● **Task directions**: Quote each line of the material verbatim, without the pictures.

● **Information given**:

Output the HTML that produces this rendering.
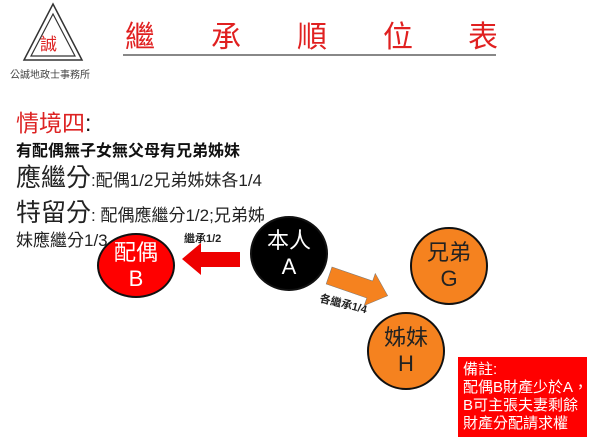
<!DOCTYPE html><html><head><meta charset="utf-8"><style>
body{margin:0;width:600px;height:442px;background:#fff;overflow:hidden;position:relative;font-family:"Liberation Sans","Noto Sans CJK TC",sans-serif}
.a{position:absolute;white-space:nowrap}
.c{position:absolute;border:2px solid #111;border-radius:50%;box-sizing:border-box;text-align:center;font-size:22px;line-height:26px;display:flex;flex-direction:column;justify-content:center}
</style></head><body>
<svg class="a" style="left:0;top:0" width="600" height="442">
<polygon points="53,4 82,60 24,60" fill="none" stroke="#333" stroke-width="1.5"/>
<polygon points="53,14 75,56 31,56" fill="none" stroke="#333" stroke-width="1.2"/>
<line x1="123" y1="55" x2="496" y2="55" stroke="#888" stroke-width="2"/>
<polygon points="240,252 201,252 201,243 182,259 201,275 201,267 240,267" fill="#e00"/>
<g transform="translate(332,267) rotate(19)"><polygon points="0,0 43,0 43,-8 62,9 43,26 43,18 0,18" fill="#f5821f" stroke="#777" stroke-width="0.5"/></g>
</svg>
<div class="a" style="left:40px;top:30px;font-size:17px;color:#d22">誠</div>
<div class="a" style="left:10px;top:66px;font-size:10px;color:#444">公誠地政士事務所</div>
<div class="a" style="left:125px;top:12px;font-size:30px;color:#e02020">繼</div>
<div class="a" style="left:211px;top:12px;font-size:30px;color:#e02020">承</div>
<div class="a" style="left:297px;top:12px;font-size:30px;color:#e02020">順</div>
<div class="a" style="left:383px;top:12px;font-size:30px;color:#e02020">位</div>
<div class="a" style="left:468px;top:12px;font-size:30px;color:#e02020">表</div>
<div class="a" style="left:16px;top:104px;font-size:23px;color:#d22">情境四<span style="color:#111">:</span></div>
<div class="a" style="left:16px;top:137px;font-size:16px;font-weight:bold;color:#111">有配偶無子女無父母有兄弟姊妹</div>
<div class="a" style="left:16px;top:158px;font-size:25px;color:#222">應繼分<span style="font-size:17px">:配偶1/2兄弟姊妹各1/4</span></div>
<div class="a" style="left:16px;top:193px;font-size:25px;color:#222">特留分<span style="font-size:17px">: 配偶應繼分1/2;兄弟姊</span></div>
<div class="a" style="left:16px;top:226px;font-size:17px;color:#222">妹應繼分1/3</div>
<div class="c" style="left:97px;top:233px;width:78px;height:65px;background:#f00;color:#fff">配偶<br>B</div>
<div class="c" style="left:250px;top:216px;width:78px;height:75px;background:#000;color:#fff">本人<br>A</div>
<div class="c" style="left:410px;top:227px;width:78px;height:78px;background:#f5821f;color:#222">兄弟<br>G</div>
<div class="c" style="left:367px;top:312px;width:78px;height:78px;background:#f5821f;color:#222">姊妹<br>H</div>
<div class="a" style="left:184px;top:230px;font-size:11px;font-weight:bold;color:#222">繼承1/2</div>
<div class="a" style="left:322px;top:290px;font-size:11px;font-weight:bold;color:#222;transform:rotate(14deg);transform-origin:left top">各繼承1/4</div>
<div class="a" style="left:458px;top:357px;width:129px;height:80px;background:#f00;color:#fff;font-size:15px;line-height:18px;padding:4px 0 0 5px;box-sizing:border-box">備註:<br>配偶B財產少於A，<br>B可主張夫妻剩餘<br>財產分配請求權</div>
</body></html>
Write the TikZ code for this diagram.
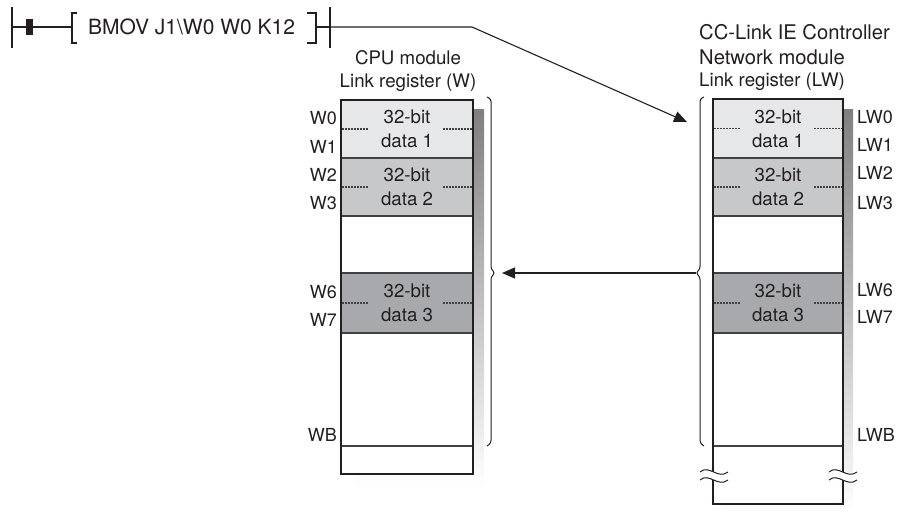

● **Task answer**:
Output the HTML that produces this rendering.
<!DOCTYPE html><html><head><meta charset="utf-8"><style>
body{margin:0;width:600px;height:442px;background:#fff;overflow:hidden;position:relative;font-family:"Liberation Sans","Noto Sans CJK TC",sans-serif}
.a{position:absolute;white-space:nowrap}
.c{position:absolute;border:2px solid #111;border-radius:50%;box-sizing:border-box;text-align:center;font-size:22px;line-height:26px;display:flex;flex-direction:column;justify-content:center}
</style></head><body>
<svg class="a" style="left:0;top:0" width="600" height="442">
<polygon points="53,4 82,60 24,60" fill="none" stroke="#333" stroke-width="1.5"/>
<polygon points="53,14 75,56 31,56" fill="none" stroke="#333" stroke-width="1.2"/>
<line x1="123" y1="55" x2="496" y2="55" stroke="#888" stroke-width="2"/>
<polygon points="240,252 201,252 201,243 182,259 201,275 201,267 240,267" fill="#e00"/>
<g transform="translate(332,267) rotate(19)"><polygon points="0,0 43,0 43,-8 62,9 43,26 43,18 0,18" fill="#f5821f" stroke="#777" stroke-width="0.5"/></g>
</svg>
<div class="a" style="left:40px;top:30px;font-size:17px;color:#d22">誠</div>
<div class="a" style="left:10px;top:66px;font-size:10px;color:#444">公誠地政士事務所</div>
<div class="a" style="left:125px;top:12px;font-size:30px;color:#e02020">繼</div>
<div class="a" style="left:211px;top:12px;font-size:30px;color:#e02020">承</div>
<div class="a" style="left:297px;top:12px;font-size:30px;color:#e02020">順</div>
<div class="a" style="left:383px;top:12px;font-size:30px;color:#e02020">位</div>
<div class="a" style="left:468px;top:12px;font-size:30px;color:#e02020">表</div>
<div class="a" style="left:16px;top:104px;font-size:23px;color:#d22">情境四<span style="color:#111">:</span></div>
<div class="a" style="left:16px;top:137px;font-size:16px;font-weight:bold;color:#111">有配偶無子女無父母有兄弟姊妹</div>
<div class="a" style="left:16px;top:158px;font-size:25px;color:#222">應繼分<span style="font-size:17px">:配偶1/2兄弟姊妹各1/4</span></div>
<div class="a" style="left:16px;top:193px;font-size:25px;color:#222">特留分<span style="font-size:17px">: 配偶應繼分1/2;兄弟姊</span></div>
<div class="a" style="left:16px;top:226px;font-size:17px;color:#222">妹應繼分1/3</div>
<div class="c" style="left:97px;top:233px;width:78px;height:65px;background:#f00;color:#fff">配偶<br>B</div>
<div class="c" style="left:250px;top:216px;width:78px;height:75px;background:#000;color:#fff">本人<br>A</div>
<div class="c" style="left:410px;top:227px;width:78px;height:78px;background:#f5821f;color:#222">兄弟<br>G</div>
<div class="c" style="left:367px;top:312px;width:78px;height:78px;background:#f5821f;color:#222">姊妹<br>H</div>
<div class="a" style="left:184px;top:230px;font-size:11px;font-weight:bold;color:#222">繼承1/2</div>
<div class="a" style="left:322px;top:290px;font-size:11px;font-weight:bold;color:#222;transform:rotate(14deg);transform-origin:left top">各繼承1/4</div>
<div class="a" style="left:458px;top:357px;width:129px;height:80px;background:#f00;color:#fff;font-size:15px;line-height:18px;padding:4px 0 0 5px;box-sizing:border-box">備註:<br>配偶B財產少於A，<br>B可主張夫妻剩餘<br>財產分配請求權</div>
</body></html>
Write the TikZ code for this diagram.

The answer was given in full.